Confiscations at the level of statistical error
The situation is even worse with the seizure of criminal proceeds. According to the UN, only 0.2% of the total volume of laundered funds can be confiscated worldwide. Europol estimates this figure slightly higher — about 1% of frozen assets.
In the USA, the volume of confiscations ranges from $414 million to a record $1.6 billion in 2019. With an estimated annual volume of laundering at $715 billion — $1 trillion globally, these figures look like a drop in the ocean.
FATF honestly acknowledges: only 19% of countries demonstrate a high level of asset confiscation. Meanwhile, no one counts the social costs of the system.
Recidivist banks and toothless fines
High-profile scandals in recent years highlight systemic failures in AML. Danske Bank processed €200 billion in suspicious transactions from Russia through its Estonian branch. Westpac in Australia failed to report 23 million transactions worth $7.5 billion, including payments for child exploitation. TD Bank in the USA lost track of $18.3 trillion in transactions over a decade.

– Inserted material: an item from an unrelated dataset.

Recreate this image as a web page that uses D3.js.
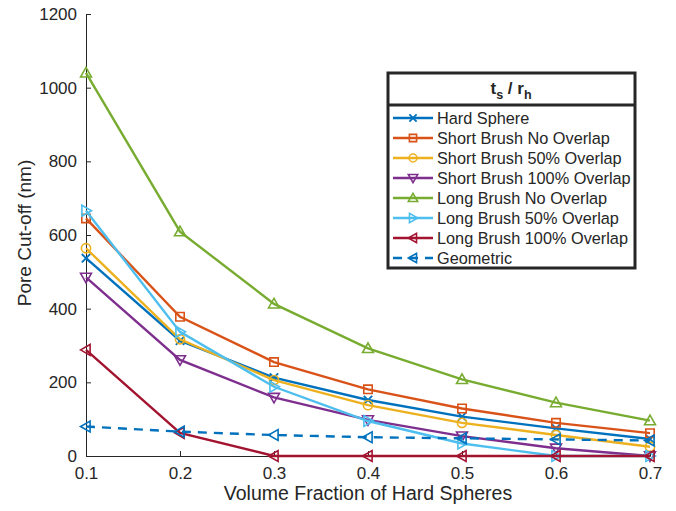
<!DOCTYPE html>
<html>
<head>
<meta charset="utf-8">
<script src="https://cdn.jsdelivr.net/npm/d3@7"></script>
<style>
  body { margin: 0; background: #fff; }
  svg text { font-family: "Liberation Sans", Arial, sans-serif; fill: #262626; }
</style>
</head>
<body>
<div id="chart"></div>
<script>

// === Data === //

var fractions = [0.1, 0.2, 0.3, 0.4, 0.5, 0.6, 0.7];

var hardSphere   = [537, 313, 213, 152, 107, 75, 46];
var shortNo      = [645, 378, 255, 181, 129, 90, 62];
var short50      = [564, 317, 206, 138, 90, 57, 25];
var short100     = [485, 261, 159, 98, 54, 21, 0];
var longNo       = [1040, 609, 413, 292, 208, 145, 96];
var long50       = [666, 337, 188, 95, 34, 0, 0];
var long100      = [288, 63, 0, 0, 0, 0, 0];
var geometric    = [80, 66, 57, 51, 48, 45, 42];

var seriesNames  = ['Hard Sphere', 'Short Brush No Overlap', 'Short Brush 50% Overlap',
  'Short Brush 100% Overlap', 'Long Brush No Overlap', 'Long Brush 50% Overlap',
  'Long Brush 100% Overlap', 'Geometric'];

var yTicks = [0, 200, 400, 600, 800, 1000, 1200];

// === Setup === //

var width = 676, height = 511;
var margin = {left: 86, right: 26, top: 14, bottom: 55};

var series = [
  {name: seriesNames[0], values: hardSphere, colour: '#0072BD', marker: 'x'},
  {name: seriesNames[1], values: shortNo,    colour: '#D95319', marker: 'square'},
  {name: seriesNames[2], values: short50,    colour: '#EDB120', marker: 'circle'},
  {name: seriesNames[3], values: short100,   colour: '#7E2F8E', marker: 'down'},
  {name: seriesNames[4], values: longNo,     colour: '#77AC30', marker: 'up'},
  {name: seriesNames[5], values: long50,     colour: '#4DBEEE', marker: 'right'},
  {name: seriesNames[6], values: long100,    colour: '#A2142F', marker: 'left'},
  {name: seriesNames[7], values: geometric,  colour: '#0072BD', marker: 'left', dashed: true}
];

var svg = d3.select('#chart').append('svg')
  .attr('width', width).attr('height', height);

var x = d3.scaleLinear().domain([0.1, 0.7]).range([margin.left, 650]);
var y = d3.scaleLinear().domain([0, 1200]).range([456, margin.top]);

// === Axes === //

var xAxis = d3.axisBottom(x).tickValues(fractions).tickSize(-5).tickPadding(11)
  .tickFormat(d3.format('.1f'));
var yAxis = d3.axisLeft(y).tickValues(yTicks).tickSize(-5).tickPadding(9)
  .tickFormat(d3.format('d'));

var gx = svg.append('g').attr('transform', 'translate(0,' + y(0) + ')').call(xAxis);
var gy = svg.append('g').attr('transform', 'translate(' + x(0.1) + ',0)').call(yAxis);

[gx, gy].forEach(function(g) {
  g.selectAll('path.domain').attr('stroke', '#262626').attr('stroke-width', 1);
  g.selectAll('line').attr('stroke', '#262626');
  g.selectAll('text').style('font-size', '17px').attr('fill', '#262626');
});

svg.append('text')
  .attr('x', (x(0.1) + x(0.7)) / 2).attr('y', 500)
  .attr('text-anchor', 'middle').style('font-size', '19.5px')
  .text('Volume Fraction of Hard Spheres');

svg.append('text')
  .attr('transform', 'translate(31,' + 233 + ') rotate(-90)')
  .attr('text-anchor', 'middle').style('font-size', '19px')
  .text('Pore Cut-off (nm)');

// === Markers === //

function drawMarker(g, type, colour, size) {
  var s = size;
  if (type === 'x') {
    g.append('path').attr('d', 'M' + (-s) + ',' + (-s) + 'L' + s + ',' + s + 'M' + (-s) + ',' + s + 'L' + s + ',' + (-s))
      .attr('stroke', colour).attr('stroke-width', 1.8).attr('fill', 'none');
    return;
  }
  var path;
  if (type === 'square') path = 'M' + (-s) + ',' + (-s) + 'H' + s + 'V' + s + 'H' + (-s) + 'Z';
  if (type === 'circle') { g.append('circle').attr('r', s * 1.1).attr('fill', 'none').attr('stroke', colour).attr('stroke-width', 1.6); return; }
  var t = s * 1.3;
  if (type === 'up') path = 'M0,' + (-t) + 'L' + t + ',' + (t * 0.75) + 'L' + (-t) + ',' + (t * 0.75) + 'Z';
  if (type === 'down') path = 'M0,' + t + 'L' + t + ',' + (-t * 0.75) + 'L' + (-t) + ',' + (-t * 0.75) + 'Z';
  if (type === 'right') path = 'M' + t + ',0L' + (-t * 0.75) + ',' + t + 'L' + (-t * 0.75) + ',' + (-t) + 'Z';
  if (type === 'left') path = 'M' + (-t) + ',0L' + (t * 0.75) + ',' + t + 'L' + (t * 0.75) + ',' + (-t) + 'Z';
  g.append('path').attr('d', path).attr('fill', 'none').attr('stroke', colour).attr('stroke-width', 1.6);
}

// === Lines === //

var line = d3.line()
  .x(function(d, i) { return x(fractions[i]); })
  .y(function(d) { return y(d); });

var plot = svg.append('g');

series.forEach(function(s) {
  plot.append('path')
    .datum(s.values)
    .attr('d', line)
    .attr('fill', 'none')
    .attr('stroke', s.colour)
    .attr('stroke-width', 2.4)
    .attr('stroke-dasharray', s.dashed ? '9,7' : null);

  s.values.forEach(function(v, i) {
    var m = plot.append('g').attr('transform', 'translate(' + x(fractions[i]) + ',' + y(v) + ')');
    drawMarker(m, s.marker, s.colour, 4.2);
  });
});

// === Legend === //

var lg = svg.append('g').attr('transform', 'translate(388,73)');

lg.append('rect').attr('width', 247).attr('height', 195)
  .attr('fill', '#fff').attr('stroke', '#262626').attr('stroke-width', 3);
lg.append('line').attr('x1', 0).attr('x2', 247).attr('y1', 32).attr('y2', 32)
  .attr('stroke', '#262626').attr('stroke-width', 3);

var title = lg.append('text').attr('x', 123).attr('y', 21)
  .attr('text-anchor', 'middle').style('font-size', '17px').style('font-weight', 'bold');
title.append('tspan').text('t');
title.append('tspan').attr('dy', 5).style('font-size', '12.5px').text('s');
title.append('tspan').attr('dy', -5).text(' / r');
title.append('tspan').attr('dy', 5).style('font-size', '12.5px').text('h');

series.forEach(function(s, i) {
  var ry = 45 + i * 20;
  var row = lg.append('g').attr('transform', 'translate(0,' + ry + ')');
  row.append('line').attr('x1', 5).attr('x2', 45).attr('y1', 0).attr('y2', 0)
    .attr('stroke', s.colour).attr('stroke-width', 2.4)
    .attr('stroke-dasharray', s.dashed ? '9,7' : null);
  var m = row.append('g').attr('transform', 'translate(25,0)');
  drawMarker(m, s.marker, s.colour, 3.6);
  row.append('text').attr('x', 49).attr('y', 6).style('font-size', '16.3px').text(s.name);
});

</script>
</body>
</html>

Every scandal ends the same way: multibillion-dollar fines, resignations of top managers, but no one goes to jail. Banks preemptively factor in potential fines into their business plans, viewing them as a cost of doing business.
HSBC laundered $800 million in cartel money — a fine of $1.9 billion. Deutsche Bank processed $10 billion through 'mirror trades' — a fine of $630 million. ING in the Netherlands received a record national fine of €775 million for missing hundreds of billions of 'dirty' transactions.
Simple schemes in the age of complex technologies
Paradoxically, laundering schemes have not become more complex over 30 years of AML development. Most criminals use primitive methods: spending cash, transferring funds between accounts, buying gold and real estate.
Professional money launderers exist, but they charge high fees — from 2% to 17%. Therefore, criminals often engage in self-laundering. Chinese networks offer 'mirror transactions' for just 2-5% fees, which are cheaper than traditional schemes.
Cryptocurrencies have created new opportunities. Chinese-Asian syndicates organizing cryptocurrency frauds caused $5.6 billion in damages to Americans alone in 2023. Regulators are trying to close loopholes with new rules, but criminals easily adapt.
The system lost focus
Initially, AML was created to combat drug cartels. The logic was simple: make laundering more expensive and risky, deprive criminals of capital through confiscations, and increase the likelihood of capture.
Today, the system has dozens of goals — from corruption to cybercrime and sanctions. The blurred focus reduces effectiveness. Meanwhile, the precise scale of the problem remains a mystery: estimates range from 2% to 31% of global GDP.
Mutual evaluations by FATF show formal compliance, ignoring real results. 97% of countries have low or medium effectiveness according to their own criteria. Scandals are often downplayed in reports, and years pass between audits.
The global AML system has turned into a bureaucratic conveyor belt that provides vast amounts of data to intelligence agencies but hardly hinders criminals. It protects the reputation of financial centers more than it fights real crime. Costs are rising, rules are becoming more complex, while effectiveness remains at the level of statistical error.